### DATA SECTION:
□ □ □
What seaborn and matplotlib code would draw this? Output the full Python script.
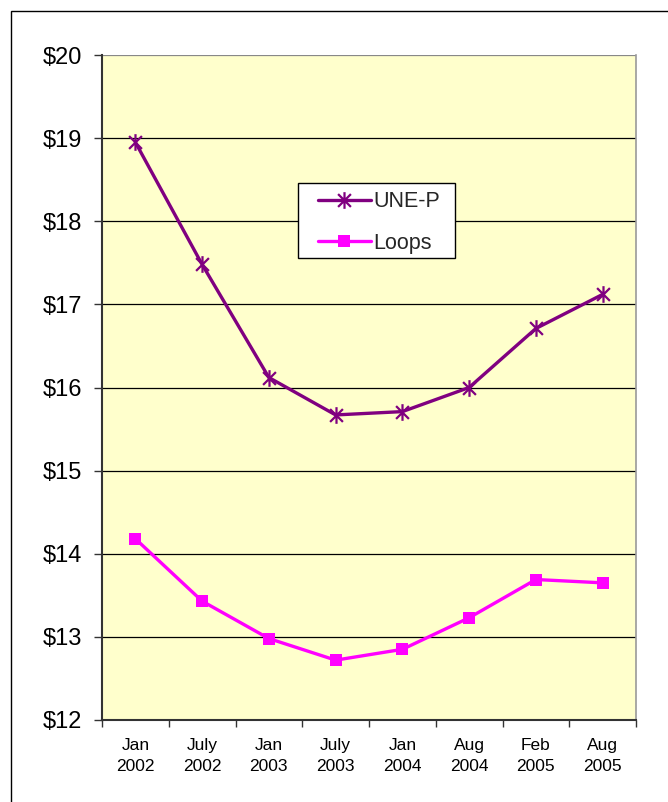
import matplotlib
matplotlib.use("Agg")
import matplotlib.pyplot as plt
import matplotlib.patches as patches
from matplotlib.path import Path
from matplotlib.ticker import FixedLocator, FuncFormatter
import seaborn as sns
import pandas as pd

# data
categories = ["Jan\n2002", "July\n2002", "Jan\n2003", "July\n2003",
              "Jan\n2004", "Aug\n2004", "Feb\n2005", "Aug\n2005"]
une_p = [18.95, 17.48, 16.12, 15.67, 15.71, 16.00, 16.71, 17.12]
loops = [14.18, 13.43, 12.98, 12.72, 12.85, 13.23, 13.69, 13.65]
y_ticks = [12, 13, 14, 15, 16, 17, 18, 19, 20]

sns.set_theme(style="white")
plt.rcParams["font.family"] = ["Liberation Sans", "DejaVu Sans"]

pos = list(range(len(categories)))
df_une = pd.DataFrame({"pos": pos, "value": une_p})
df_loops = pd.DataFrame({"pos": pos, "value": loops})

# Excel style star marker: an x with a vertical bar through it
star = Path([(-1, -1), (1, 1), (-1, 1), (1, -1), (0, -1.3), (0, 1.3)],
            [Path.MOVETO, Path.LINETO, Path.MOVETO, Path.LINETO, Path.MOVETO, Path.LINETO])

fig = plt.figure(figsize=(6.68, 8.02), dpi=100)
ax = fig.add_axes([102 / 668, 82 / 802, 534 / 668, 665 / 802])
ax.set_facecolor("#FFFFCC")

sns.lineplot(data=df_une, x="pos", y="value", ax=ax, color="#800080", linewidth=2.4,
             marker=star, markersize=12, markeredgewidth=1.6, markeredgecolor="#800080",
             label="UNE-P", zorder=3)
sns.lineplot(data=df_loops, x="pos", y="value", ax=ax, color="#FF00FF", linewidth=2.4,
             marker="s", markersize=8.5, markeredgewidth=0, label="Loops", zorder=3)

ax.set_xlim(-0.5, len(categories) - 0.5)
ax.set_ylim(12, 20)
ax.set_xlabel("")
ax.set_ylabel("")

# x axis: labels centred, ticks on category boundaries
ax.set_xticks(pos)
ax.set_xticklabels(categories, fontsize=12.5, linespacing=1.5)
ax.xaxis.set_minor_locator(FixedLocator([p - 0.5 for p in pos] + [len(categories) - 0.5]))
ax.tick_params(axis="x", which="major", length=0, pad=13, colors="black")
ax.tick_params(axis="x", which="minor", bottom=True, length=5, width=1, color="#333333")

ax.set_yticks(y_ticks)
ax.yaxis.set_major_formatter(FuncFormatter(lambda v, p: f"${v:.0f}"))
ax.tick_params(axis="y", which="major", left=True, length=6, width=1, pad=8,
               labelsize=17, colors="black")
ax.tick_params(axis="y", which="major", color="#333333")

ax.yaxis.grid(True, color="black", linewidth=0.9)
ax.get_ygridlines()[-1].set_color("#888888")
ax.set_axisbelow(True)

ax.spines["top"].set_visible(False)
ax.spines["left"].set_color("#333333")
ax.spines["left"].set_linewidth(1.5)
ax.spines["bottom"].set_color("#333333")
ax.spines["bottom"].set_linewidth(1.5)
ax.spines["right"].set_color("#999999")
ax.spines["right"].set_linewidth(1.2)

# legend box drawn separately so it can be wider than the entries
box = patches.Rectangle((0.367, 0.695), 0.294, 0.1128, transform=ax.transAxes,
                        facecolor="white", edgecolor="black", linewidth=1.0, zorder=4)
ax.add_patch(box)
leg = ax.legend(loc="upper left", bbox_to_anchor=(0.4045, 0.795), fontsize=15.5,
                frameon=False, borderpad=0, borderaxespad=0,
                handlelength=2.45, labelspacing=0.95, handletextpad=0.1)
leg.set_zorder(5)

# outer chart border (clipped on the right and bottom in the reference)
border = patches.Rectangle((11 / 668, -0.1), 1.2, 1 - 11 / 802 + 0.1,
                           transform=fig.transFigure, fill=False,
                           edgecolor="black", linewidth=1.0)
fig.patches.append(border)

plt.savefig("out.png", dpi=100, facecolor="white")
□ □ □
### WORK TO DO:
Reproduce only the lines from the beginning of the data through the line that contains "import pandas as pd", both included, and please drop the pictures.

### ANSWER:
What seaborn and matplotlib code would draw this? Output the full Python script.
import matplotlib
matplotlib.use("Agg")
import matplotlib.pyplot as plt
import matplotlib.patches as patches
from matplotlib.path import Path
from matplotlib.ticker import FixedLocator, FuncFormatter
import seaborn as sns
import pandas as pd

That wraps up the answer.